Understanding the report
The Individual Report for PAT:Reading Comprehension displays the questions against the PAT:Reading Comprehension scale. The questions are grouped according to the texts they are associated with. Questions that the student answered correctly are circled and their level of achievement is shown by the dotted line which intersects the scale and the stanine score distributions for three different year levels.The highlighting around the dotted line is used to indicate the measurement error associated with the student’s score. If the test could be repeated we would expect the student to score in the range indicated by the highlighting about two thirds of the time. Students who achieve very highly or very poorly on a test will have a larger error associated with their score.
Typically, a student is more likely to answer correctly the questions listed below the line than above it. When a question is located well below the line there is a strong expectation that the question will be answered correctly. In contrast, it is very unlikely that a question located well above the line will be answered correctly.
The report provides a small amount of information about each text. This includes the text’s title, its word count, type and an indication of its difficulty (or readability) using the noun count method. It is important to consider the text when examining performance on the different questions. Students performance can be affected by their engagement in or knowledge of particular texts and text types.
The reports also colour codes the questions to indicate whether they involve retrieval, local inference or global inference
- Retrieval questions require the reader to comprehend without needing to infer; that is, the reader matches the wording of the question to wording in the text.
- Local inference questions require the reader to comprehend implied information from within relatively small sections of text.
- Global inference questions require the reader to comprehend implied information from across relatively larger sections of text.
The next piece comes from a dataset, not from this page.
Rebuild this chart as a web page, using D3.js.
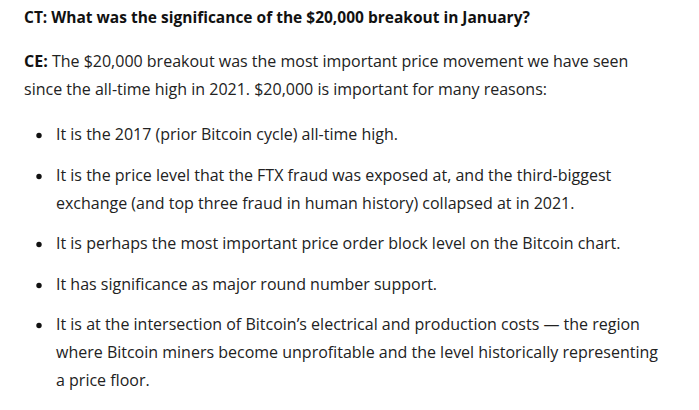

The question types provide some idea of what reading skills the question involved. It might be that students who have problems with questions involving global inference for instance, require some help in this area. There are many reasons however why a student may have answered a particular question incorrectly and further investigation should occur before any definitive conclusions are reached.
Gaps and strengths
Evidence that a gap exists in a student’s knowledge could be indicated when a student has incorrectly answered a question that he or she was expected to find easy. Although it could also have been just a “silly mistake”, it should be followed up and investigated further. Similarly, when a student has correctly answered a question that was expected to be difficult it could be evidence that he or she has a particular strength in an area. Again, there could also be other reasons; for instance, the student may have simply made a lucky guess. In the report shown below, the student has answered Questions 2 and 6 incorrectly (they are not circled with the black border). These questions were expected to be easy for this student as they are printed below the dashed line with a shaded background indicating that they are well below his level of achievement. It is possible that he has a gap in this area, which could be confirmed with further questioning.